Avrupa Komisyonu’nun Genişlemeden Sorumlu Üyesi Marta Kos ise sosyal medyadan Ekrem İmamoğlu gözaltına alındığı için tepki göstererek, “İstanbul Belediye Başkanı İmamoğlu’nun gözaltına alınması, Türkiye’nin uzun yıllara dayanan demokratik geleneğine bağlılığına dair soru işaretlerine neden oluyor” dedi.

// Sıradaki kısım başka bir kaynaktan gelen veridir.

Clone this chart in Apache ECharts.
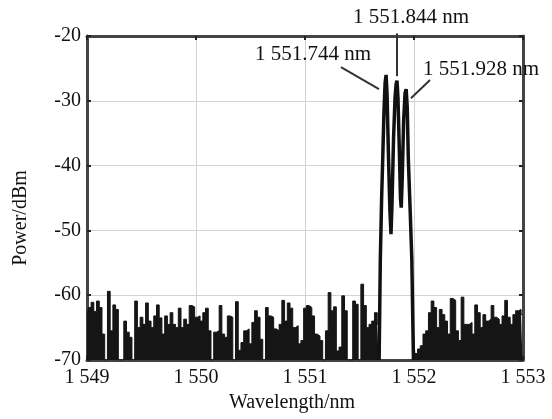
<!DOCTYPE html>
<html><head><meta charset="utf-8">
<script src="https://cdn.jsdelivr.net/npm/echarts@6/dist/echarts.min.js"></script>
<style>html,body{margin:0;padding:0;background:#fff}#c{width:552px;height:419px}</style>
</head><body><div id="c"></div>
<script>
const xTicks = [1549, 1550, 1551, 1552, 1553];
const yTicks = [-70, -60, -50, -40, -30, -20];
const noiseLeftStart = 1549.0;
const noiseRightStart = 1551.995;
const noiseStep = 0.025;
const noiseLeft = [
  -63.2,-61.9,-61.1,-62.5,-60.9,-61.9,-66,-70,-59.4,-65.5,
  -61.5,-62.2,-70,-70,-64,-65.7,-66.5,-70,-60.9,-65,
  -63.4,-64.5,-61.2,-64,-65,-63.2,-61.5,-63.5,-66,-63.2,
  -64.5,-62.7,-64.5,-65,-62,-65,-63.7,-64.5,-61.6,-61.8,
  -63.4,-63.2,-64,-62.7,-62,-65.5,-70,-65.7,-65.5,-61.6,
  -66,-66.5,-63.2,-63.4,-70,-61,-68.5,-67.3,-65.5,-65.2,
  -67.5,-64.2,-62.4,-63.4,-66.8,-70,-61.9,-63.2,-63.4,-65.2,
  -65.5,-64.5,-60.8,-64,-61.2,-62,-65,-64.7,-67.5,-67,
  -62,-61.6,-61.9,-63.2,-66,-66.3,-67,-70,-65.5,-59.6,
  -62.4,-61.8,-68.6,-68,-60.1,-62.4,-70,-70,-60.9,-61.4,
  -70,-58.3,-61.6,-65,-64.5,-64,-62.7,-64.5
];
const noiseRight = [
  -66,-69,-68.3,-67.8,-66,-65.5,-62.7,-60.9,-61.9,-65,
  -62.2,-63,-64,-66,-60.5,-60.8,-65.5,-67,-60.3,-64.5,
  -64.5,-64.2,-66,-61.5,-62.7,-65,-63,-64,-63.7,-61.6,
  -63.4,-63.7,-64.5,-63.2,-60.8,-63.4,-64.5,-63,-62.4,-62.2,
  -63
];
const peakWl = [1551.680,1551.691,1551.703,1551.713,1551.725,1551.735,1551.744,1551.753,1551.765,1551.779,
  1551.789,1551.798,1551.812,1551.826,1551.836,1551.844,1551.853,1551.866,1551.876,1551.883,
  1551.892,1551.905,1551.918,1551.928,1551.938,1551.948,1551.965,1551.980,1551.995];
const peakDbm = [-70,-54.5,-45,-39,-31.4,-27.2,-26.0,-29,-38,-47,
  -50.6,-46,-36,-29.5,-27.4,-26.9,-29.5,-38,-45,-46.5,
  -42,-33,-28.8,-28.2,-31,-39,-47,-54.5,-70];
const peakLabels = ['1 551.744 nm', '1 551.844 nm', '1 551.928 nm'];
const labelAt = [[1551.073, -22.8], [1551.972, -17.2], [1552.615, -25.1]];
const leaders = [
  [[1551.33, -24.8], [1551.679, -28.2]],
  [[1551.844, -19.6], [1551.844, -26.2]],
  [[1552.147, -26.8], [1551.972, -29.6]]
];

const FONT = 'Liberation Serif';
const fmtX = v => String(v).replace(/^(\d)(\d{3})$/, '$1 $2');
const toPairs = (start, vals) => vals.map((v, i) => [+(start + i * noiseStep).toFixed(3), v]);

const chart = echarts.init(document.getElementById('c'), null, {renderer: 'canvas'});
const baseX = {type: 'value', min: xTicks[0], max: xTicks[xTicks.length - 1], interval: 1};
const baseY = {type: 'value', min: yTicks[0], max: yTicks[yTicks.length - 1], interval: 10};
const tickStyle = {show: true, inside: true, length: 4, lineStyle: {color: '#222', width: 2}};
const frameLine = {show: true, lineStyle: {color: '#444', width: 3}};
chart.setOption({
  animation: false,
  backgroundColor: '#fff',
  grid: {left: 87, right: 29, top: 36, bottom: 59},
  xAxis: [
    Object.assign({}, baseX, {
      position: 'bottom',
      name: 'Wavelength/nm', nameLocation: 'middle', nameGap: 28,
      nameTextStyle: {fontFamily: FONT, fontSize: 20, color: '#111', padding: [0, 26, 0, 0]},
      axisLine: frameLine, axisTick: tickStyle,
      axisLabel: {formatter: fmtX, fontFamily: FONT, fontSize: 20, color: '#111', margin: 8},
      splitLine: {show: true, lineStyle: {color: '#d2d2d2', width: 1}}
    }),
    Object.assign({}, baseX, {
      position: 'top', axisLine: frameLine, axisTick: tickStyle,
      axisLabel: {show: false}, splitLine: {show: false}
    })
  ],
  yAxis: [
    Object.assign({}, baseY, {
      position: 'left',
      name: 'Power/dBm', nameLocation: 'middle', nameGap: 56, nameRotate: 90,
      nameTextStyle: {fontFamily: FONT, fontSize: 20, color: '#111', padding: [0, 40, 0, 0]},
      axisLine: frameLine, axisTick: tickStyle,
      axisLabel: {fontFamily: FONT, fontSize: 20, color: '#111', margin: 6},
      splitLine: {show: true, lineStyle: {color: '#d2d2d2', width: 1}}
    }),
    Object.assign({}, baseY, {
      position: 'right', axisLine: frameLine, axisTick: tickStyle,
      axisLabel: {show: false}, splitLine: {show: false}
    })
  ],
  series: [
    {
      type: 'line', data: toPairs(noiseLeftStart, noiseLeft), symbol: 'none', step: 'middle',
      lineStyle: {color: '#151515', width: 1},
      areaStyle: {color: '#151515', opacity: 1, origin: 'start'}
    },
    {
      type: 'line', data: toPairs(noiseRightStart, noiseRight), symbol: 'none', step: 'middle',
      lineStyle: {color: '#151515', width: 1},
      areaStyle: {color: '#151515', opacity: 1, origin: 'start'}
    },
    {
      type: 'line', data: peakWl.map((w, i) => [w, peakDbm[i]]), symbol: 'none',
      lineStyle: {color: '#111', width: 3.5}, z: 3
    }
  ]
});

const px = c => chart.convertToPixel({xAxisIndex: 0, yAxisIndex: 0}, c);
const graphics = [];
leaders.forEach(l => {
  const a = px(l[0]), b = px(l[1]);
  graphics.push({type: 'line', shape: {x1: a[0], y1: a[1], x2: b[0], y2: b[1]},
    style: {stroke: '#333', lineWidth: 2}, z: 10});
});
labelAt.forEach((c, i) => {
  const p = px(c);
  graphics.push({type: 'text', x: p[0], y: p[1], z: 10,
    style: {text: peakLabels[i], fontFamily: FONT, fontSize: 21, fill: '#111', align: 'center', verticalAlign: 'middle'}});
});
chart.setOption({graphic: graphics});
</script>
</body></html>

Avrupa Konseyi Parlamenter Meclisi (AKPM) de gözaltına tepki gösterdi ve İmamoğlu’nun derhal serbest bırakılmasını talep ederek, temelsiz suçlamaların düşürülmesini istedi. Avrupa Parlamentosu (AP) Türkiye Raportörü Nacho Sanchez Amor ise Türkiye’nin otoriter bir devlet olma yolunda ilerlediğini vurgulayarak, “İstanbul Belediye Başkanı Ekrem İmamoğlu dâhil 100 kişinin gözaltına alındığına ve dört gün gösteri yasağı getirildiğine dair haberleri büyük bir endişeyle takip ediyorum. Son aylardaki tüm hamlelerde olduğu gibi yine İstanbul Başsavcılığı. Tam otoriter bir devlete doğru son sürat” sözlerini kullandı.
CHP, 23 Mart 2025 tarihinde ön seçimlere gidecek ve cumhurbaşkanı adayını belirleyecekti. Ekrem İmamoğlu gözaltına alınınca seçimin akıbetinin ne olacağı da merak ediliyor.